2. Brazil (This list is from Forbes; I swear I’m not making this up.)
1. Die Hard-  I know, you all saw that one coming. Nothing says Merry Christmas like car chases and gun shoot outs.

     Even though I’m a little disappointed with this list of the most popular Christmas movies, it does help reveal what our interests are around Christmas time. None of these movies contain the message of the birth of Jesus. You would have a hard time finding anything about Jesus in them at all. I am NOT trying to say it’s always wrong to watch secular Christmas movies. Enjoy the movie to your heart’s content, but never let the message of the movie Trump the message of the Bible. Once a movie occupies the greater part of your heart then the actual, historical events of the birth of Jesus, that movie has taken an improper role in the life of the Christian. In other words, if you feel more of an emotional and spiritual connection while watching a secular Christmas movie then pondering the coming of Christ to earth, then that is a sign that the culture has too big of a grip on you. This seems to be due to a person giving themselves more to the things of this world than the things of the Spirit. “Worldly” doesn’t just mean that you desire the fancy toys. Worldly desires also deal with selfish motives and seeking fulfillment through self manipulation of your emotions. The Christian should never be in a place where blessings from God replace God himself.

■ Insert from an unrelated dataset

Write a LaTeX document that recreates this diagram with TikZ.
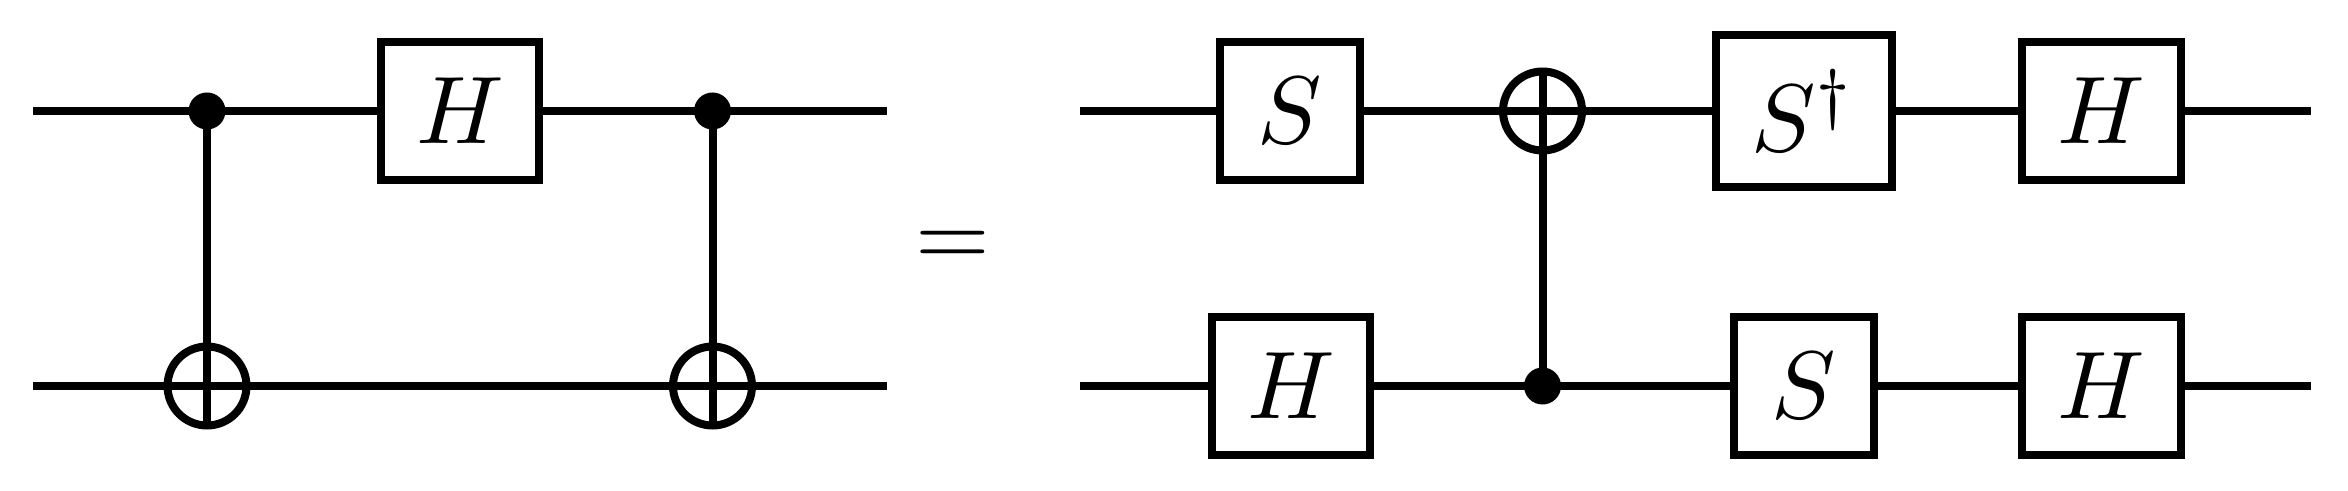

     For the population that is not Christian I can understand if they would seek meaning in relatively meaningless films and stories. I would hope that they find meaning in the story of Jesus birth.

     Before I get into the magnitude of the Incarnation, I’d like to review the history of December 25th to determine whether it is appropriate to celebrate the holiday on this date.

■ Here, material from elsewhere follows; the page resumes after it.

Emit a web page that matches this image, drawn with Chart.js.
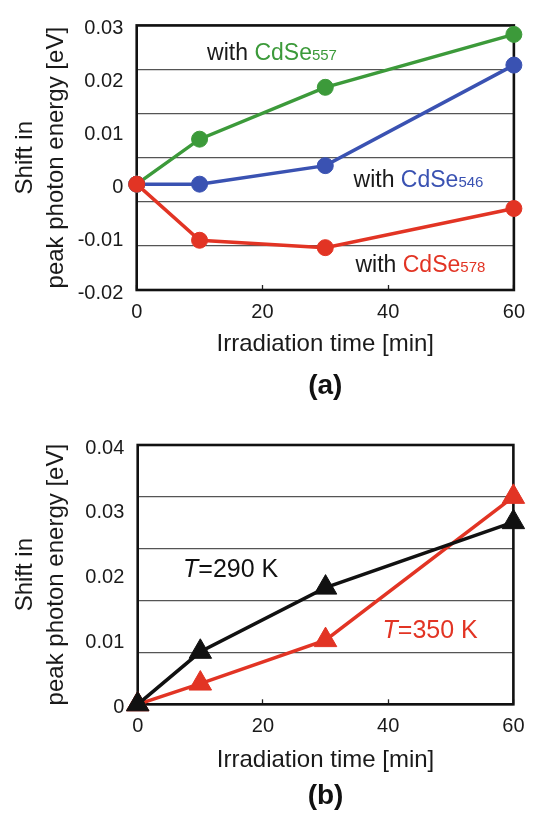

     The roots of the December holiday are in a Roman pagan holiday called Saturnalia. Saturnalia was a week long holiday that ended on the 25th. The week was a time of rebellion and rioting. For this week the law was lifted and everybody could do whatever they wanted. Then, at the end of the week, on the 25th, they would murder an innocent person.

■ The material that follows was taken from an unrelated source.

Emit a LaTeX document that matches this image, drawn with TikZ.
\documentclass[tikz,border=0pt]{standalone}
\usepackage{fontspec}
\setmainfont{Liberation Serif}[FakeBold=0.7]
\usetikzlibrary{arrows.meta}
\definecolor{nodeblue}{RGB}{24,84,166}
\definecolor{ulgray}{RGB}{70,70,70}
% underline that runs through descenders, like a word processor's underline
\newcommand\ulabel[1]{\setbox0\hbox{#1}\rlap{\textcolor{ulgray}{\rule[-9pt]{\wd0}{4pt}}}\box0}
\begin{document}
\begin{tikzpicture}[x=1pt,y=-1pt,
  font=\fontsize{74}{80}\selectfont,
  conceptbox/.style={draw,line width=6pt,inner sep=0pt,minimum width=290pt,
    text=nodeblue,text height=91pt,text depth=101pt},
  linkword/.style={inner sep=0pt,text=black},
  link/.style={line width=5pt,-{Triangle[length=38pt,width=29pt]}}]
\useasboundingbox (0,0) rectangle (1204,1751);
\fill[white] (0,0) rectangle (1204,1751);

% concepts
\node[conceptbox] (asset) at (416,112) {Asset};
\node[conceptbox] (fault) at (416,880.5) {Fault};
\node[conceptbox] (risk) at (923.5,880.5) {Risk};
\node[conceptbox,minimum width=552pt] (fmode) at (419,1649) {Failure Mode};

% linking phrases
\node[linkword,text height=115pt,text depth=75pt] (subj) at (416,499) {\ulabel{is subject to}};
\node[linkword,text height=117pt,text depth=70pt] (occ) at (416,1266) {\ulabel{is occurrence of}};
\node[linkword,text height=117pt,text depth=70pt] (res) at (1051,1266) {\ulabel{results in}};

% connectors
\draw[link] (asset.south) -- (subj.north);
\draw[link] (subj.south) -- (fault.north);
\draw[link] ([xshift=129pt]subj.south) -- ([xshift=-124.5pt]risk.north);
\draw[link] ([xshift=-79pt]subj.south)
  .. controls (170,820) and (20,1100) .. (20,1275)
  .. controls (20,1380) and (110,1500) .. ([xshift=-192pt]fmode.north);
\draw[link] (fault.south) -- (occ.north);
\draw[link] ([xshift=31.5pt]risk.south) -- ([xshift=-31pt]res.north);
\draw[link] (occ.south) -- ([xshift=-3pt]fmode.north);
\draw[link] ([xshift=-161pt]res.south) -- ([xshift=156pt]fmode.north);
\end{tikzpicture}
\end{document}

     In the early 300s AD in the Roman Empire, the ruler Constantine became a Christian and used his power to try to Christianize everything. Obviously a fallible ruler, Constantine decided to keep the dates of the pagan holidays and add in a Christian reason for the holiday. Thus the celebration of Jesus Christ birth became the new holiday on December 25th. Christianity was the state established religion, so people celebrated Christmas out of obligation.
     It is very unlikely that Jesus was actually born on December 25th. Some say October or May are more likely times. Whatever the case, a computer program called “Starry Night” shows something very interesting. On the computer program you can go to any point on the planet and see what the sky would have look like at any date in the past or future. As it turns out, 3 of the brightest “stars” overlap each other and form the brightest “star” (appearing as one star) in history. The triple star appeared to stand still to the south of Jerusalem over Bethlehem on December 24th and 25th (3 BC?) as they slowly changed directions. This “star” is what guided the wise men to where Jesus was laying. It is evidently very likely that the wise men brought their gifts to the baby Jesus on what is now Christmas day.
     Hopefully I’m not taking too much liberty with this next thought: the pagans, without knowing it, were serving as examples of Jesus’ birth and mission. (Pagans celebrated Saturnalia after the birth of Christ- Jesus was unique and did not steal from pagan tradition.) The reason the pagans would sacrifice an innocent person was in hopes to lift the dark presence of evil that surrounded them. Jesus, not only fulfilling Jewish prophecy, is even the fulfillment of these pagan desires. The rebellion would take place until the time that the innocent man was murdered. The rebellion was recognized for a week in Rome; the rebellion of the people of God had been ongoing. Our rebellion and bond with the presence of darkness and evil would have remained had not the truly innocent and perfect sacrifice and intercessor been put to death in our place.
     So December 25th started out as a brutal and sinful pagan holiday. It turned into a Christian holiday, celebrated the same day, but for a different purpose. Some of the symbolism has carried over from paganism. Some of the symbolism has a Christian message to it. So now I ask you, the reader, is it appropriate to celebrate Christmas during what was originally a pagan holiday? Has it been becoming a pagan holiday again? What are the appropriate and inappropriate ways to celebrate Christmas?